This has a dramatic effect on the ability of the engine to brake predictably going into a corner. In addition the Ford ECU has no feedback from the brakes so it makes it's own mind about the engine revs, emissions being the priority.
I have decided that the Idle Control Valve (ICV) is the culprit. If you pull the ICV during it's high idle the engine settles at a rate set by the butterfly end stop screw on the throttle body (usually about 500rpm). The ICV is a servo type valve controlled by the ECU, by changing the pulse width thereby modulating the current to it. By observing the waveform to the ICV on an ossiloscope it is about 150uS for a tickover of 1000rpm and increases to 300uS at 2000 rpm. By empirically adding a 33 ohm resistor you can slug the tick over response completely yet maintain a steady 1000rpm but will not surge. The down side is I suspect the emissions will be well out of order (thinking MoT in the future). I therefore decided to only add the resistor during braking. By adding a relay as follows you can force a specific idle during braking.
The down side of this modification is that when the engine is cold the idle is well below normal when braking and can result in a stall.

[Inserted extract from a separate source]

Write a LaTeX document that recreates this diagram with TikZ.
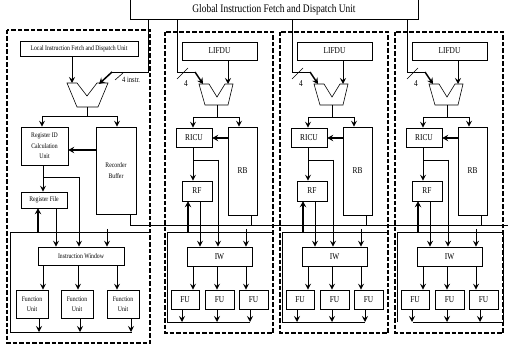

An initial test drive with this mod looks extremely promising, returning drivability thru engine braking. However during a day out at Knockhill I came back with an engine that would not start properly. During subsequent troubleshooting I discovered that the ICV had failed almost completely but not badly enough once the engine was started but still displaying the erratic tick-over. Replacing the ICV with a part specifically recommended for the 1997 Puma 1.7 made a dramatic cure to the throttle response negating the need for all of the above. Lesson learned: Don't use cheap ICV's from ebay. However I have learned a lot about the ECU and it's control loop. Proper ICV's are adjusted to match the ECU for that model so you must insert the correct ICV part. Also the health of the closed loop system affects the throttle response. An air leak in the inlet or exhaust can affect the signal from the O2 sensor and therefore in turn affect the ICV setting and therefore throttle response.